* Work to do
Your task is to repeat the lines below exactly, excluding any pictures they contain.

** begin Collected material **

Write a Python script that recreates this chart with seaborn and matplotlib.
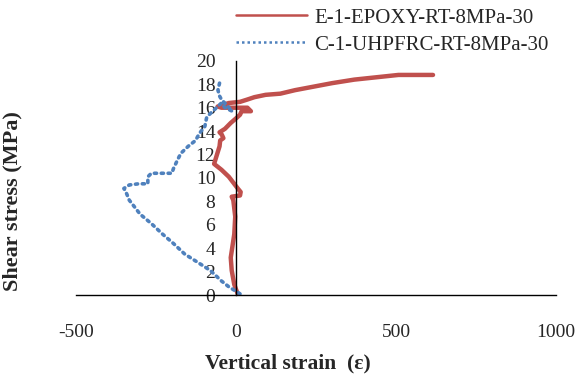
import seaborn as sns
import matplotlib.pyplot as plt
from matplotlib.lines import Line2D
import pandas as pd

# E-1-EPOXY-RT-8MPa-30 (red)
epoxy_strain = [6, -6, -14, -17, -12, -6, -3, -9, -14, 12, 14, 5, -23, -46, -69, -60, -52, -50, -40, -45,
                -52, -35, -17, 0, 12, 17, 46, 35, 0, -46, -58, -23, 12, 35, 57, 92, 138, 184, 242, 300,
                369, 438, 507, 560, 615]
epoxy_stress = [0.0, 0.9, 2.1, 3.2, 4.1, 5.2, 6.7, 8.1, 8.4, 8.5, 8.8, 9.1, 10.1, 10.7, 11.2, 12.0, 12.7, 13.2, 13.4, 13.7,
                13.9, 14.2, 14.7, 15.1, 15.4, 15.7, 15.7, 16.0, 16.0, 16.0, 16.1, 16.4, 16.5, 16.7, 16.9, 17.1, 17.2, 17.5, 17.8, 18.1,
                18.4, 18.6, 18.8, 18.8, 18.8]

# C-1-UHPFRC-RT-8MPa-30 (blue)
uhpfrc_strain = [12, -23, -46, -81, -115, -161, -196, -230, -265, -300, -334, -346, -351, -334, -305, -276, -276, -265,
                 -230, -201, -196, -184, -173, -150, -127, -115, -98, -92, -81, -46, -35, -12, -46, -52, -57, -52]
uhpfrc_stress = [0.1, 0.7, 1.2, 2.1, 2.7, 3.5, 4.4, 5.2, 6.1, 6.9, 8.1, 8.9, 9.1, 9.4, 9.5, 9.5, 10.1, 10.4,
                 10.4, 10.4, 10.8, 11.5, 12.1, 12.7, 13.2, 13.8, 14.4, 15.2, 15.5, 16.4, 16.0, 15.7, 16.7, 17.0, 17.5, 18.1]

red = '#C0504D'
blue = '#4F81BD'

sns.set_style('white')
plt.rcParams['font.family'] = ['Liberation Serif', 'DejaVu Serif']
plt.rcParams['axes.unicode_minus'] = False

fig = plt.figure(figsize=(5.77, 3.77), dpi=100)
ax = fig.add_axes([0.132, 0.2175, 0.832, 0.621])

df_e = pd.DataFrame({'strain': epoxy_strain, 'stress': epoxy_stress})
df_c = pd.DataFrame({'strain': uhpfrc_strain, 'stress': uhpfrc_stress})
sns.lineplot(data=df_e, x='strain', y='stress', sort=False, estimator=None, color=red,
             linewidth=3.2, ax=ax, legend=False)
sns.lineplot(data=df_c, x='strain', y='stress', sort=False, estimator=None, color=blue,
             linewidth=2.6, linestyle=(0, (0.6, 1.3)), dash_capstyle='round', ax=ax, legend=False)

ax.set_xlim(-500, 1000)
ax.set_ylim(0, 20)
ax.set_xticks([-500, 0, 500, 1000])
ax.set_yticks(range(0, 21, 2))
ax.spines['left'].set_position(('data', 0))
ax.spines['right'].set_visible(False)
ax.spines['top'].set_visible(False)
for s in ['left', 'bottom']:
    ax.spines[s].set_color('black')
    ax.spines[s].set_linewidth(1)
ax.tick_params(axis='x', direction='out', length=5, width=1, pad=16, labelsize=14)
ax.tick_params(axis='y', direction='out', length=5, width=1, pad=10, labelsize=14)

ax.set_xlabel('Vertical strain  (ε)', fontsize=15.5, fontweight='bold')
ax.set_ylabel('Shear stress (MPa)', fontsize=16, fontweight='bold')
ax.xaxis.set_label_coords(0.44, -0.248)
ax.yaxis.set_label_coords(-0.1125, 0.40)

handles = [Line2D([], [], color=red, linewidth=1.8),
           Line2D([], [], color=blue, linewidth=1.8, linestyle=(0, (1, 1.2)))]
fig.legend(handles, ['E-1-EPOXY-RT-8MPa-30', 'C-1-UHPFRC-RT-8MPa-30'], loc='upper left',
           bbox_to_anchor=(0.377, 1.028), frameon=False, fontsize=15, handlelength=3.4,
           handletextpad=0.35, labelspacing=0.35)

fig.savefig('out.png', dpi=100)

** end Collected material **

* Written response
Write a Python script that recreates this chart with seaborn and matplotlib.
import seaborn as sns
import matplotlib.pyplot as plt
from matplotlib.lines import Line2D
import pandas as pd

# E-1-EPOXY-RT-8MPa-30 (red)
epoxy_strain = [6, -6, -14, -17, -12, -6, -3, -9, -14, 12, 14, 5, -23, -46, -69, -60, -52, -50, -40, -45,
                -52, -35, -17, 0, 12, 17, 46, 35, 0, -46, -58, -23, 12, 35, 57, 92, 138, 184, 242, 300,
                369, 438, 507, 560, 615]
epoxy_stress = [0.0, 0.9, 2.1, 3.2, 4.1, 5.2, 6.7, 8.1, 8.4, 8.5, 8.8, 9.1, 10.1, 10.7, 11.2, 12.0, 12.7, 13.2, 13.4, 13.7,
                13.9, 14.2, 14.7, 15.1, 15.4, 15.7, 15.7, 16.0, 16.0, 16.0, 16.1, 16.4, 16.5, 16.7, 16.9, 17.1, 17.2, 17.5, 17.8, 18.1,
                18.4, 18.6, 18.8, 18.8, 18.8]

# C-1-UHPFRC-RT-8MPa-30 (blue)
uhpfrc_strain = [12, -23, -46, -81, -115, -161, -196, -230, -265, -300, -334, -346, -351, -334, -305, -276, -276, -265,
                 -230, -201, -196, -184, -173, -150, -127, -115, -98, -92, -81, -46, -35, -12, -46, -52, -57, -52]
uhpfrc_stress = [0.1, 0.7, 1.2, 2.1, 2.7, 3.5, 4.4, 5.2, 6.1, 6.9, 8.1, 8.9, 9.1, 9.4, 9.5, 9.5, 10.1, 10.4,
                 10.4, 10.4, 10.8, 11.5, 12.1, 12.7, 13.2, 13.8, 14.4, 15.2, 15.5, 16.4, 16.0, 15.7, 16.7, 17.0, 17.5, 18.1]

red = '#C0504D'
blue = '#4F81BD'

sns.set_style('white')
plt.rcParams['font.family'] = ['Liberation Serif', 'DejaVu Serif']
plt.rcParams['axes.unicode_minus'] = False

fig = plt.figure(figsize=(5.77, 3.77), dpi=100)
ax = fig.add_axes([0.132, 0.2175, 0.832, 0.621])

df_e = pd.DataFrame({'strain': epoxy_strain, 'stress': epoxy_stress})
df_c = pd.DataFrame({'strain': uhpfrc_strain, 'stress': uhpfrc_stress})
sns.lineplot(data=df_e, x='strain', y='stress', sort=False, estimator=None, color=red,
             linewidth=3.2, ax=ax, legend=False)
sns.lineplot(data=df_c, x='strain', y='stress', sort=False, estimator=None, color=blue,
             linewidth=2.6, linestyle=(0, (0.6, 1.3)), dash_capstyle='round', ax=ax, legend=False)

ax.set_xlim(-500, 1000)
ax.set_ylim(0, 20)
ax.set_xticks([-500, 0, 500, 1000])
ax.set_yticks(range(0, 21, 2))
ax.spines['left'].set_position(('data', 0))
ax.spines['right'].set_visible(False)
ax.spines['top'].set_visible(False)
for s in ['left', 'bottom']:
    ax.spines[s].set_color('black')
    ax.spines[s].set_linewidth(1)
ax.tick_params(axis='x', direction='out', length=5, width=1, pad=16, labelsize=14)
ax.tick_params(axis='y', direction='out', length=5, width=1, pad=10, labelsize=14)

ax.set_xlabel('Vertical strain  (ε)', fontsize=15.5, fontweight='bold')
ax.set_ylabel('Shear stress (MPa)', fontsize=16, fontweight='bold')
ax.xaxis.set_label_coords(0.44, -0.248)
ax.yaxis.set_label_coords(-0.1125, 0.40)

handles = [Line2D([], [], color=red, linewidth=1.8),
           Line2D([], [], color=blue, linewidth=1.8, linestyle=(0, (1, 1.2)))]
fig.legend(handles, ['E-1-EPOXY-RT-8MPa-30', 'C-1-UHPFRC-RT-8MPa-30'], loc='upper left',
           bbox_to_anchor=(0.377, 1.028), frameon=False, fontsize=15, handlelength=3.4,
           handletextpad=0.35, labelspacing=0.35)

fig.savefig('out.png', dpi=100)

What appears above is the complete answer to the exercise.